## TASK DETAILS
Extract all of the data and reproduce it precisely.

^^^^^^^^^^^^^^^^

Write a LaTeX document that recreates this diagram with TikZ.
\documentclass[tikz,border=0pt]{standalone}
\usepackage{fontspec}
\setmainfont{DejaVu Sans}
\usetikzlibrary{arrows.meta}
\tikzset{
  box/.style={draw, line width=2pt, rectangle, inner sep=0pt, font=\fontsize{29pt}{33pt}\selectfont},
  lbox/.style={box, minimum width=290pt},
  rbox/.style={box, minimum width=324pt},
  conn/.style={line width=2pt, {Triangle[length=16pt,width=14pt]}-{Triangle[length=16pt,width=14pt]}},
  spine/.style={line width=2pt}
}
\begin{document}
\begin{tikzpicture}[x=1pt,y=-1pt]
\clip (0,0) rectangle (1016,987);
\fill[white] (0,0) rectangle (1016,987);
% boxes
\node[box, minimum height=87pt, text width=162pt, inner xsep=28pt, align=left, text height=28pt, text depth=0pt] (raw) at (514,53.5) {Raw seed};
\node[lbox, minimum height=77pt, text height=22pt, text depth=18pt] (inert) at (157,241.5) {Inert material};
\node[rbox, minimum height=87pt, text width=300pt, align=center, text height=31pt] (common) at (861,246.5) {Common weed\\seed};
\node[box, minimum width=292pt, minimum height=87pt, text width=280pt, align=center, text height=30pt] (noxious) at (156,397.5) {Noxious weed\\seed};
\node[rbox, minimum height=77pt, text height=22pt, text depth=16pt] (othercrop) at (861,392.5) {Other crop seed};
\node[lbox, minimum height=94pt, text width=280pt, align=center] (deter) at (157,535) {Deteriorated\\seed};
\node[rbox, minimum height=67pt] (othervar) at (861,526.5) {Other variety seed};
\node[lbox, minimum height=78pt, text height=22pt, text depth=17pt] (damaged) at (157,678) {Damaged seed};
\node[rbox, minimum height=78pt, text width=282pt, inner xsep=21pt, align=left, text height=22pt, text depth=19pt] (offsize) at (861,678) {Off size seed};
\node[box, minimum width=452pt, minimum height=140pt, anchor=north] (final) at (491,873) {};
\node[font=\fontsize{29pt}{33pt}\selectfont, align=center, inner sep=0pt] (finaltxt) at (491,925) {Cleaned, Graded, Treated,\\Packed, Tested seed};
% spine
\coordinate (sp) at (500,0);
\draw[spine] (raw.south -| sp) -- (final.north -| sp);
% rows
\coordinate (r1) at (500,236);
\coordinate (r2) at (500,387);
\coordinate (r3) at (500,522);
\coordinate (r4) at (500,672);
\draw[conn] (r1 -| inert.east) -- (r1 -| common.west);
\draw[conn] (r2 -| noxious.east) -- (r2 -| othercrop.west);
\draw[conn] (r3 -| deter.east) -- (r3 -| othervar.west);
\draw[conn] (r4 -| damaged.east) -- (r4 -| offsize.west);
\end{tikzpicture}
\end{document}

^^^^^^^^^^^^^^^^

## OUTPUT BELOW
Write a LaTeX document that recreates this diagram with TikZ.
\documentclass[tikz,border=0pt]{standalone}
\usepackage{fontspec}
\setmainfont{DejaVu Sans}
\usetikzlibrary{arrows.meta}
\tikzset{
  box/.style={draw, line width=2pt, rectangle, inner sep=0pt, font=\fontsize{29pt}{33pt}\selectfont},
  lbox/.style={box, minimum width=290pt},
  rbox/.style={box, minimum width=324pt},
  conn/.style={line width=2pt, {Triangle[length=16pt,width=14pt]}-{Triangle[length=16pt,width=14pt]}},
  spine/.style={line width=2pt}
}
\begin{document}
\begin{tikzpicture}[x=1pt,y=-1pt]
\clip (0,0) rectangle (1016,987);
\fill[white] (0,0) rectangle (1016,987);
% boxes
\node[box, minimum height=87pt, text width=162pt, inner xsep=28pt, align=left, text height=28pt, text depth=0pt] (raw) at (514,53.5) {Raw seed};
\node[lbox, minimum height=77pt, text height=22pt, text depth=18pt] (inert) at (157,241.5) {Inert material};
\node[rbox, minimum height=87pt, text width=300pt, align=center, text height=31pt] (common) at (861,246.5) {Common weed\\seed};
\node[box, minimum width=292pt, minimum height=87pt, text width=280pt, align=center, text height=30pt] (noxious) at (156,397.5) {Noxious weed\\seed};
\node[rbox, minimum height=77pt, text height=22pt, text depth=16pt] (othercrop) at (861,392.5) {Other crop seed};
\node[lbox, minimum height=94pt, text width=280pt, align=center] (deter) at (157,535) {Deteriorated\\seed};
\node[rbox, minimum height=67pt] (othervar) at (861,526.5) {Other variety seed};
\node[lbox, minimum height=78pt, text height=22pt, text depth=17pt] (damaged) at (157,678) {Damaged seed};
\node[rbox, minimum height=78pt, text width=282pt, inner xsep=21pt, align=left, text height=22pt, text depth=19pt] (offsize) at (861,678) {Off size seed};
\node[box, minimum width=452pt, minimum height=140pt, anchor=north] (final) at (491,873) {};
\node[font=\fontsize{29pt}{33pt}\selectfont, align=center, inner sep=0pt] (finaltxt) at (491,925) {Cleaned, Graded, Treated,\\Packed, Tested seed};
% spine
\coordinate (sp) at (500,0);
\draw[spine] (raw.south -| sp) -- (final.north -| sp);
% rows
\coordinate (r1) at (500,236);
\coordinate (r2) at (500,387);
\coordinate (r3) at (500,522);
\coordinate (r4) at (500,672);
\draw[conn] (r1 -| inert.east) -- (r1 -| common.west);
\draw[conn] (r2 -| noxious.east) -- (r2 -| othercrop.west);
\draw[conn] (r3 -| deter.east) -- (r3 -| othervar.west);
\draw[conn] (r4 -| damaged.east) -- (r4 -| offsize.west);
\end{tikzpicture}
\end{document}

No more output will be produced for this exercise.